Perhaps that’s how green sugar mice are supposed to taste – maybe I’ve misremembered my youth (I never had mice that often, you see). Then again, I can’t help thinking that children would prefer a different flavour, like mint, apple or just plain sugar (actually, the more I think about it, the more likely it seems that a deaf guy runs the factory: ‘What was that? Lime? I thought you said Pine.’).
Mouse aside, however, there were more disappointments were in store: that tempting looking white icing (which I had smelt so deeply in the bag) was not a lovely soft buttercream like I’d hoped, but an almost aggressively hard layer of spikes and peaks. In fact, the whole thing was a bit of a punch in the mouth: crunchy biscuit, unyielding frosting, dense mouse, sturdy candied pieces. I’m amazed my teeth survived unscathed.

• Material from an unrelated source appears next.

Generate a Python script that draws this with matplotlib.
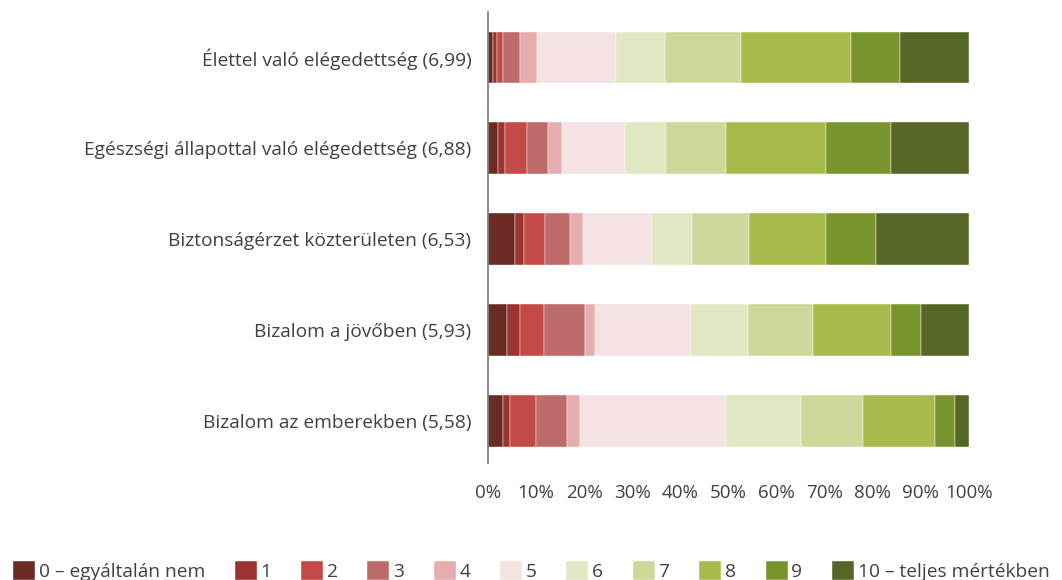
import matplotlib.pyplot as plt
import numpy as np

plt.rcParams['font.family'] = ['Open Sans', 'DejaVu Sans']

# categories (top to bottom)
categories = [
    "Élettel való elégedettség (6,99)",
    "Egészségi állapottal való elégedettség (6,88)",
    "Biztonságérzet közterületen (6,53)",
    "Bizalom a jövőben (5,93)",
    "Bizalom az emberekben (5,58)",
]

# share of answers per score (0..10), in %, one list per category
elet = [1.0, 0.9, 1.3, 3.5, 3.5, 16.5, 10.1, 15.7, 22.9, 10.2, 14.4]
egeszseg = [2.1, 1.5, 4.6, 4.2, 3.0, 13.1, 8.6, 12.3, 20.8, 13.6, 16.2]
biztonsag = [5.7, 1.7, 4.5, 5.2, 2.7, 14.3, 8.3, 11.8, 16.0, 10.4, 19.4]
jovo = [4.0, 2.7, 5.0, 8.4, 2.2, 19.8, 11.9, 13.5, 16.3, 6.3, 9.9]
emberek = [3.2, 1.4, 5.3, 6.6, 2.6, 30.3, 15.6, 12.9, 15.0, 4.2, 2.9]

score_labels = ["0 – egyáltalán nem", "1", "2", "3", "4", "5", "6", "7", "8", "9",
                "10 – teljes mértékben"]
colors = ["#6B2A24", "#9B3330", "#C34A46", "#BC6A6A", "#E5ADAE", "#F5E2E3",
          "#E0E7C3", "#CDD89B", "#A6BB4C", "#7A942D", "#566627"]

data = np.array([elet, egeszseg, biztonsag, jovo, emberek])

fig = plt.figure(figsize=(10.62, 5.8), dpi=100)
ax = fig.add_axes([488/1062, 1 - 463/580, 481/1062, 451/580])

y = np.arange(len(categories))
left = np.zeros(len(categories))
for i in range(data.shape[1]):
    ax.barh(y, data[:, i], left=left, height=0.57, color=colors[i],
            edgecolor='white', linewidth=0.3, label=score_labels[i])
    left += data[:, i]

ax.set_ylim(4.46, -0.5)
ax.set_xlim(0, 100)
ax.set_yticks(y)
ax.set_yticklabels(categories, fontsize=13.8, color='#404040')
ax.set_xticks(np.arange(0, 101, 10))
ax.set_xticklabels([f"{v}%" for v in range(0, 101, 10)], fontsize=13.5, color='#404040')
ax.tick_params(axis='both', length=0)
ax.tick_params(axis='y', pad=12)
ax.tick_params(axis='x', pad=15)

for s in ['top', 'right', 'bottom']:
    ax.spines[s].set_visible(False)
ax.spines['left'].set_color('#808080')
ax.spines['left'].set_linewidth(1.3)

fig.legend(loc='center left', bbox_to_anchor=(13/1062, 1 - 571/580), ncol=11,
           frameon=False, fontsize=13.8, handlelength=1.15, handleheight=1.15,
           handletextpad=0.2, columnspacing=1.54, borderpad=0, borderaxespad=0,
           labelcolor='#404040')

fig.savefig("out.png", dpi=100)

Sweetness levels were incredibly high as well, though I suppose that was no surprise. By the time I finished, I could feel a headache on the way, and wondered what the Waitrose folks were thinking. Who exactly were they aiming to sell this to? If I was a kid – and had the kid’s ability to process otherwise-life-threatening amounts of sugar – I suppose I might shell out the £1.39. Then again, if I was a kid, I doubt I’d be shopping in Waitrose.
It seems more likely, then, that these biscuits were made for people who have kids. If that really is the case – and you are one of those people – I’d suggest you might like to steer clear: a few bites of this and your child will be out of this world, flying high on a green sugared spaceship.
Now I think of it though, there is one thing they’d be good for: Mums? Dads? Need some baby teeth shedding?